Er, really? Without thinking about this, at all, it is quite obvious that a group is RF if the intersection of all its finite index normal subgroups is trivial. Can someone provide a proof for the other equivalence?

RandomP 14:45, 22 September 2006 (UTC)[reply]

Probably an error? I changed it to "normal", which generally occurs in the definition of "residually something". - Momotaro 14:00, 21 February 2007 (UTC)[reply]
It wasn't an error: in any group, the intersection of all subgroups of finite index is the same as the intersection of all normal subgroups of finite index. (By the way, the merge tags you added have been there for more than a month, and nobody has disagreed, so I suggest we go ahead and merge. The merged article should be at residually finite group.) --Zundark 07:57, 3 April 2007 (UTC)[reply]

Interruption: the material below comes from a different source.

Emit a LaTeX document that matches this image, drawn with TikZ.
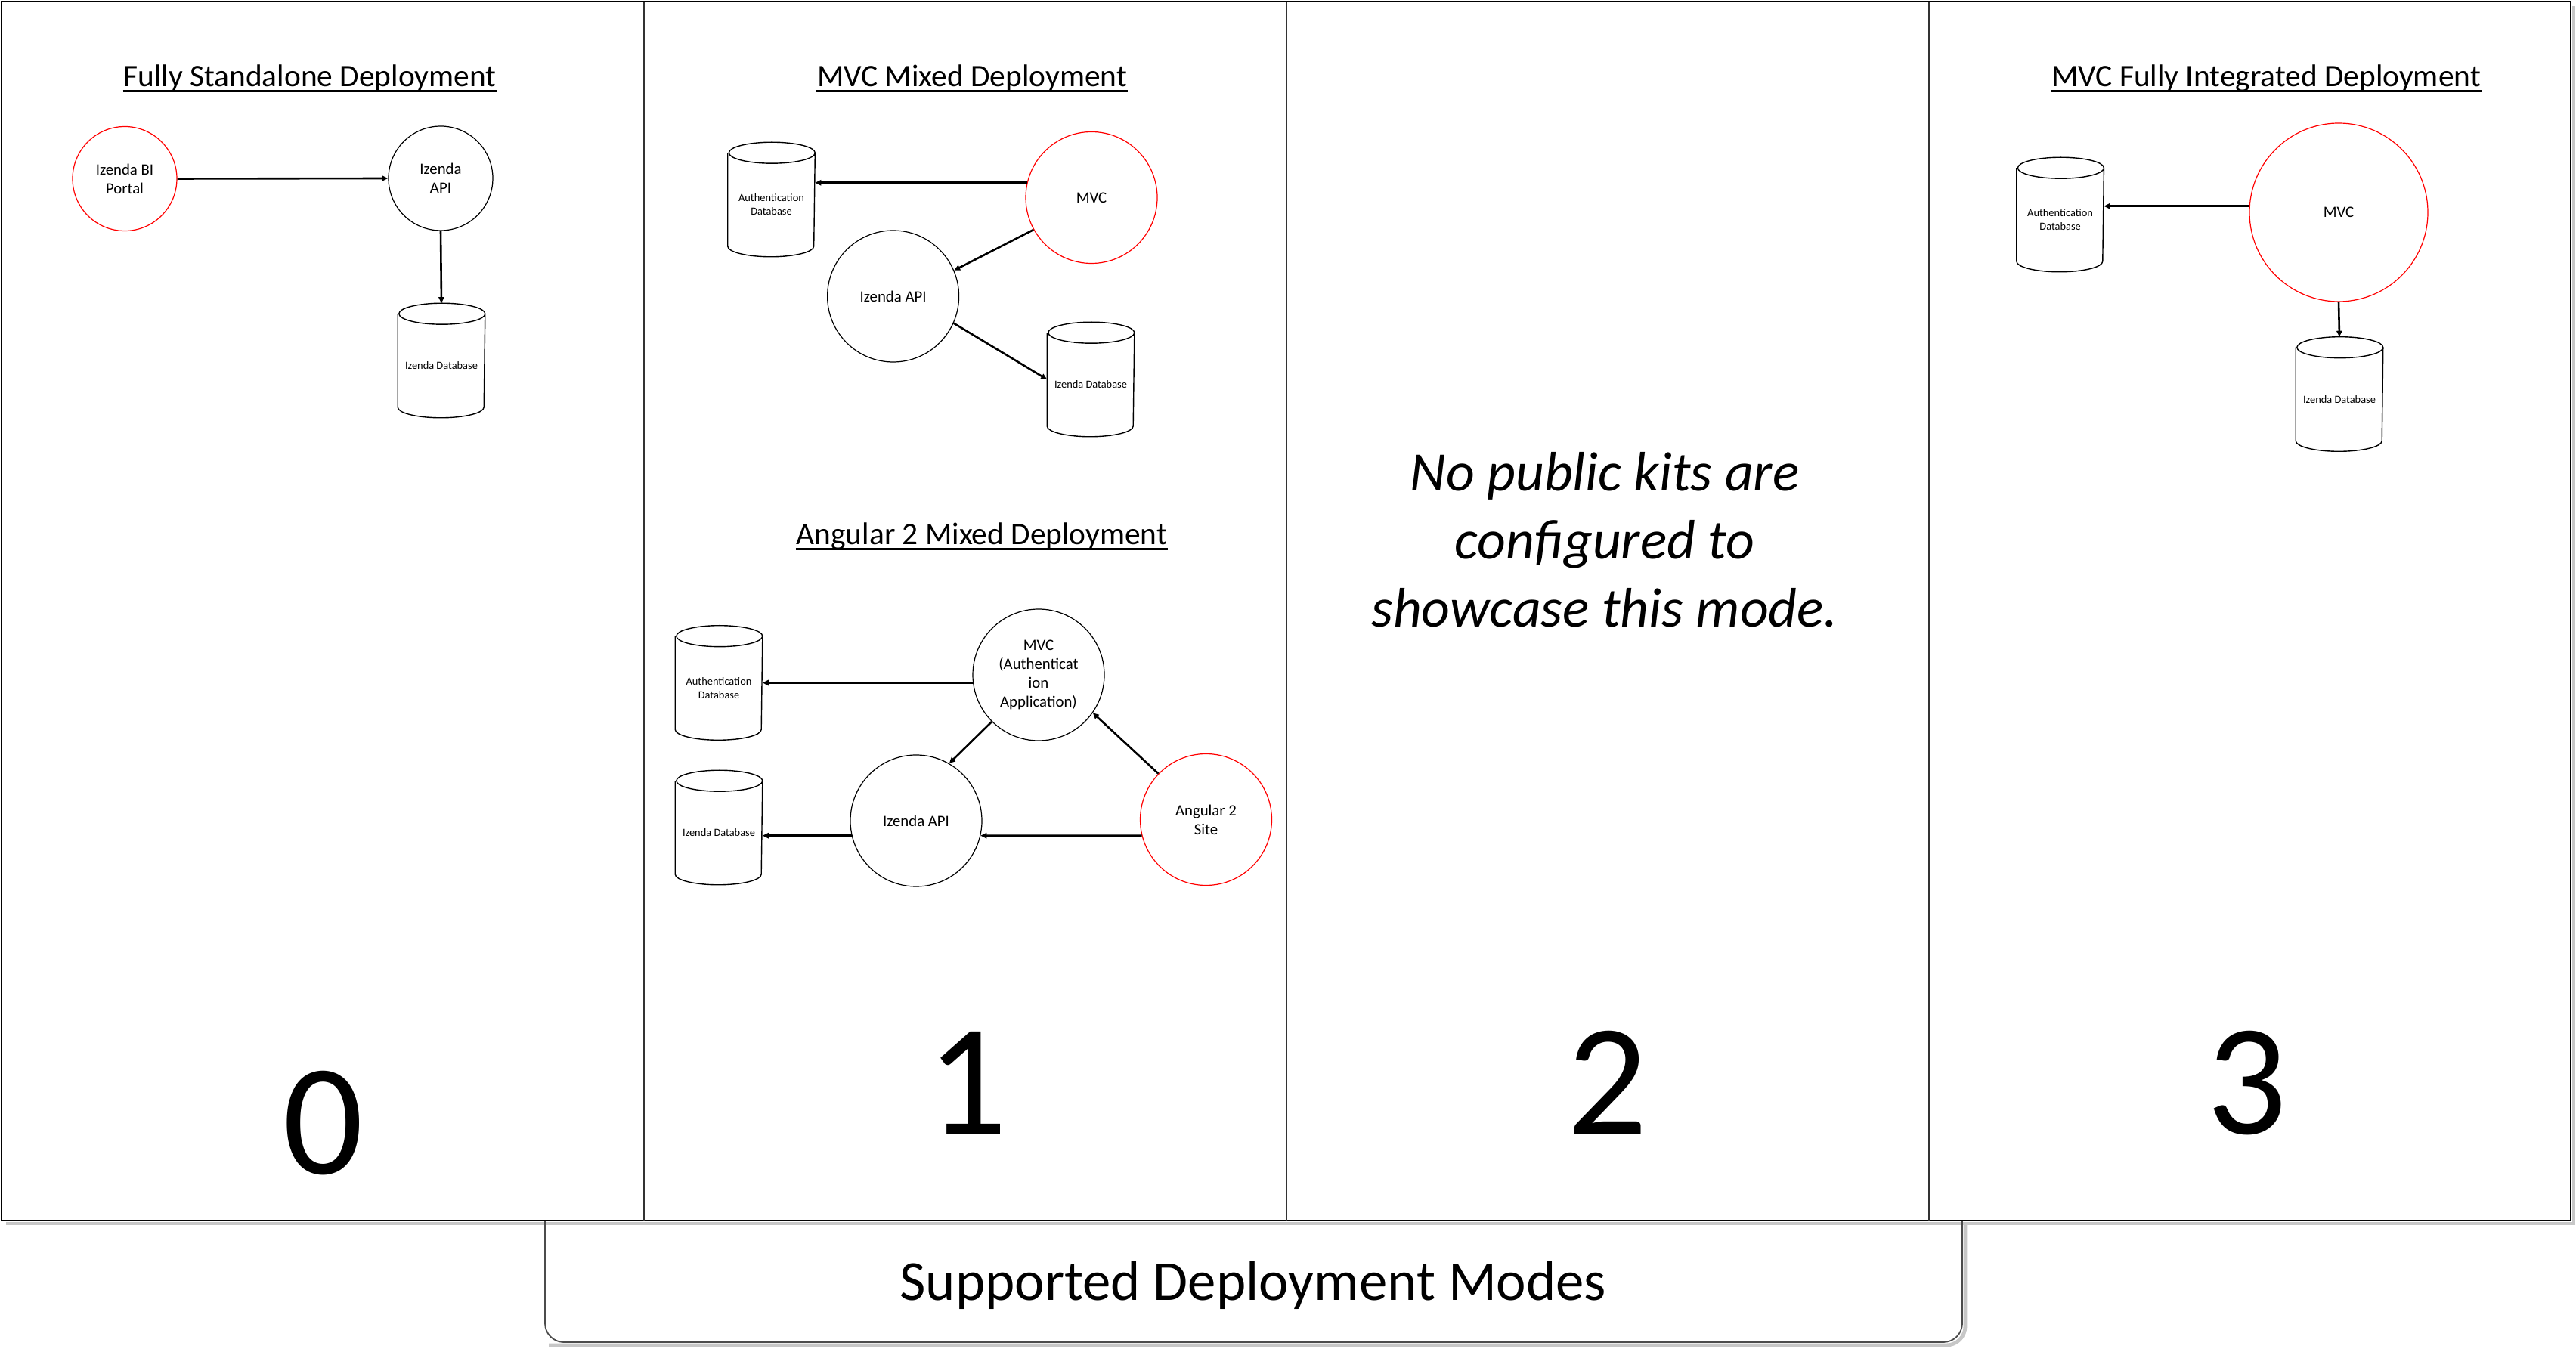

This is true, because any finite index subgroup contains a finite index normal subgroup: A finite index subgroup has only finitely many subgroups conjugate to itself. Hence the intersection of all subgroups conjugate to a given finite index subgroup is of finite index; it is obviously normal, too. Thus the intersection of of finite index subgroups is contains the intersection of all f.i. normal subgroups. The other inclusion is obvious, I guess.138.246.7.146 (talk) 11:24, 11 November 2009 (UTC)[reply]